Bring a fresh machine to a state where PACT can run. Do this before building ../src/ or using ../run/.

Subdir Purpose
kernel/ Build, install, and boot vanilla Linux 6.3, then build and load the two modules the tiering subsystem requires - tierinit (registers the slow tier + demotion targets) and kswapdrst (keeps kswapd/demotion from stalling).
env/ Prepare the machine for controlled runs: uncore-frequency pinning, CXL/NUMA layout, performance governor, and disabling turbo / THP / KSM / NUMA-balancing.
perf/ Build the PAC-patched perf used for PAC sampling (install-perf.sh clones Linux v5.15, applies pac_perf.patch, and builds the perf binary).

Order

  1. Kernel - kernel/: setup_kernel.sh → reboot into 6.3 → build_modules.sh.
  2. Environment - env/: sudo ./prepare_environment.sh (or let the runner do it via run_setup_config=true ./run-pact.sh ...).

The env scripts source each other by their own location, so they can be invoked from anywhere (e.g. the runner calls ../setup/env/prepare_environment.sh).

Validate the CXL emulation (important)

The slow tier is emulated by a remote NUMA node with its CPUs taken offline and its uncore frequency pinned low. check_cxl_conf now aborts if Node 1 still has online CPUs (an unvalidated layout silently produces invalid results). Two things are not auto-validated and you should confirm them:

  1. Topology - after prepare_environment.sh, the slow-tier node must be CPU-less:

    numactl --hardware        # 'node 1 cpus:' should be empty
  2. Latency - the emulated tiers should land near the paper's targets (~90 ns local DRAM, ~140 ns remote NUMA, ~190 ns CXL-emulated; see ../modeling/README.md). Measure with a pointer-chase latency tool (e.g. Intel MLC --latency_matrix, or the ptr_chase microbenchmark) and adjust the uncore-frequency targets in env/modify-uncore-freq.sh / UNCORE_ARGS until the slow tier matches. Pinning the frequency without checking the resulting latency is the most common source of invalid tiering results.

Set the local (fast-tier) DRAM size

Use memmap on the GRUB cmdline to reserve DRAM and shrink the fast tier.

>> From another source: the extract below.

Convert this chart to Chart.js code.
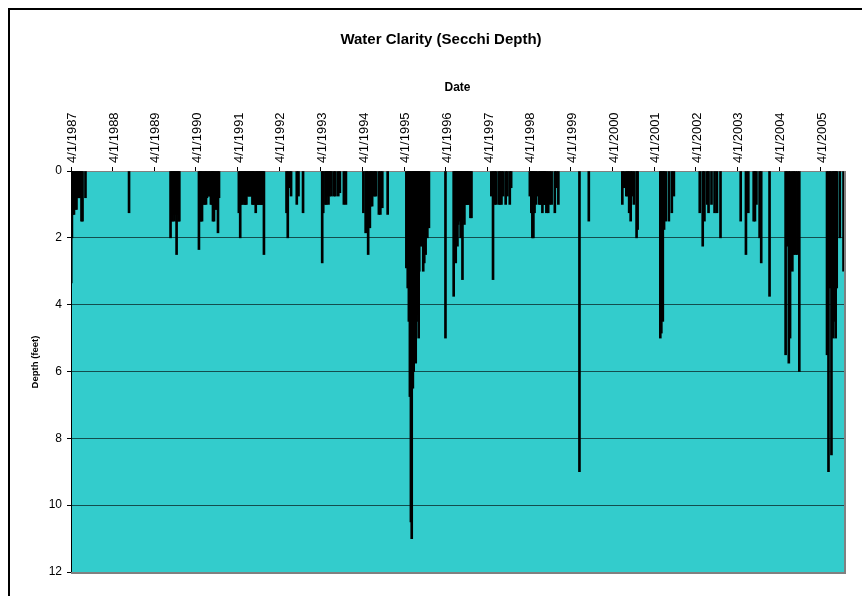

Example: CloudLab c220g5 has 96 GB DRAM per socket. Adding memmap=76G!2G to GRUB_CMDLINE_LINUX reserves 76 GB starting at 2 GB. After update-grub and reboot: node 0 size: 20730 MB; node 0 free: 18746 MB. The values vary by ~hundreds of MB each boot - tune carefully.

Notes

  • The current scripts assume a 2-NUMA-node server (one fast tier, one CXL-like slow tier).